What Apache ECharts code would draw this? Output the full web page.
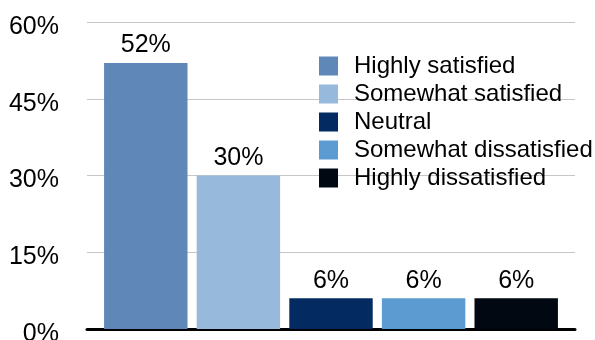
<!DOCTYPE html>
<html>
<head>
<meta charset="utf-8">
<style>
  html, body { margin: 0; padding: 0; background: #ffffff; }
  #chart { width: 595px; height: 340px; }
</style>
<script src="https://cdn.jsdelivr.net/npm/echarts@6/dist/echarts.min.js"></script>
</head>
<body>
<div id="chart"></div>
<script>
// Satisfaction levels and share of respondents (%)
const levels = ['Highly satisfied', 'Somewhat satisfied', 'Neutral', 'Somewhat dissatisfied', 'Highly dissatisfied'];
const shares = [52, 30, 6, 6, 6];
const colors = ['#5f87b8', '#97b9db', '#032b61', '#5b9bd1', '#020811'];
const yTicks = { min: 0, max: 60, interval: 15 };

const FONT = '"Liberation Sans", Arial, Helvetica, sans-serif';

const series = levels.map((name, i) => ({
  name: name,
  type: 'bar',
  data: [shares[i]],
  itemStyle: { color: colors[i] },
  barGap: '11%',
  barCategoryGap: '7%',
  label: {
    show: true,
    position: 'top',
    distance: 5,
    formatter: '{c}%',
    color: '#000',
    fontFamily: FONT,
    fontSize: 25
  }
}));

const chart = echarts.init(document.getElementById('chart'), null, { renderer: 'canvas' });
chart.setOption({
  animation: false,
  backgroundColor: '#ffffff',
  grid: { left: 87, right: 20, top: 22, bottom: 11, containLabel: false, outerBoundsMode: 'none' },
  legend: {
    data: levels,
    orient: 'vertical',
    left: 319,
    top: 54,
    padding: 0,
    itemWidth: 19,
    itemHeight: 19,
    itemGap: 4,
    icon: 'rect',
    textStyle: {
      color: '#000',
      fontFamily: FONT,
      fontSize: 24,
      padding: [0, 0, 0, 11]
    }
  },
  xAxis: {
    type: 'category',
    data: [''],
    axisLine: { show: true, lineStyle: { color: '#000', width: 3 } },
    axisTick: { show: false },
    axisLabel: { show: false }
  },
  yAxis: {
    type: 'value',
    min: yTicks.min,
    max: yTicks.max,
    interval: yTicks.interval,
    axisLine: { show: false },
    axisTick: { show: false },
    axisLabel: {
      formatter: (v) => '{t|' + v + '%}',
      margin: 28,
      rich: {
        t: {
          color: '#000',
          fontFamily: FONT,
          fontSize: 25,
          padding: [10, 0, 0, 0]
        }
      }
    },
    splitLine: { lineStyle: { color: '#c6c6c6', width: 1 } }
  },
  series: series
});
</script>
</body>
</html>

::::::::::

**Problem to solve**. Produce an exact copy of each line of data, skipping embedded images.

**Task answer**.
What Apache ECharts code would draw this? Output the full web page.
<!DOCTYPE html>
<html>
<head>
<meta charset="utf-8">
<style>
  html, body { margin: 0; padding: 0; background: #ffffff; }
  #chart { width: 595px; height: 340px; }
</style>
<script src="https://cdn.jsdelivr.net/npm/echarts@6/dist/echarts.min.js"></script>
</head>
<body>
<div id="chart"></div>
<script>
// Satisfaction levels and share of respondents (%)
const levels = ['Highly satisfied', 'Somewhat satisfied', 'Neutral', 'Somewhat dissatisfied', 'Highly dissatisfied'];
const shares = [52, 30, 6, 6, 6];
const colors = ['#5f87b8', '#97b9db', '#032b61', '#5b9bd1', '#020811'];
const yTicks = { min: 0, max: 60, interval: 15 };

const FONT = '"Liberation Sans", Arial, Helvetica, sans-serif';

const series = levels.map((name, i) => ({
  name: name,
  type: 'bar',
  data: [shares[i]],
  itemStyle: { color: colors[i] },
  barGap: '11%',
  barCategoryGap: '7%',
  label: {
    show: true,
    position: 'top',
    distance: 5,
    formatter: '{c}%',
    color: '#000',
    fontFamily: FONT,
    fontSize: 25
  }
}));

const chart = echarts.init(document.getElementById('chart'), null, { renderer: 'canvas' });
chart.setOption({
  animation: false,
  backgroundColor: '#ffffff',
  grid: { left: 87, right: 20, top: 22, bottom: 11, containLabel: false, outerBoundsMode: 'none' },
  legend: {
    data: levels,
    orient: 'vertical',
    left: 319,
    top: 54,
    padding: 0,
    itemWidth: 19,
    itemHeight: 19,
    itemGap: 4,
    icon: 'rect',
    textStyle: {
      color: '#000',
      fontFamily: FONT,
      fontSize: 24,
      padding: [0, 0, 0, 11]
    }
  },
  xAxis: {
    type: 'category',
    data: [''],
    axisLine: { show: true, lineStyle: { color: '#000', width: 3 } },
    axisTick: { show: false },
    axisLabel: { show: false }
  },
  yAxis: {
    type: 'value',
    min: yTicks.min,
    max: yTicks.max,
    interval: yTicks.interval,
    axisLine: { show: false },
    axisTick: { show: false },
    axisLabel: {
      formatter: (v) => '{t|' + v + '%}',
      margin: 28,
      rich: {
        t: {
          color: '#000',
          fontFamily: FONT,
          fontSize: 25,
          padding: [10, 0, 0, 0]
        }
      }
    },
    splitLine: { lineStyle: { color: '#c6c6c6', width: 1 } }
  },
  series: series
});
</script>
</body>
</html>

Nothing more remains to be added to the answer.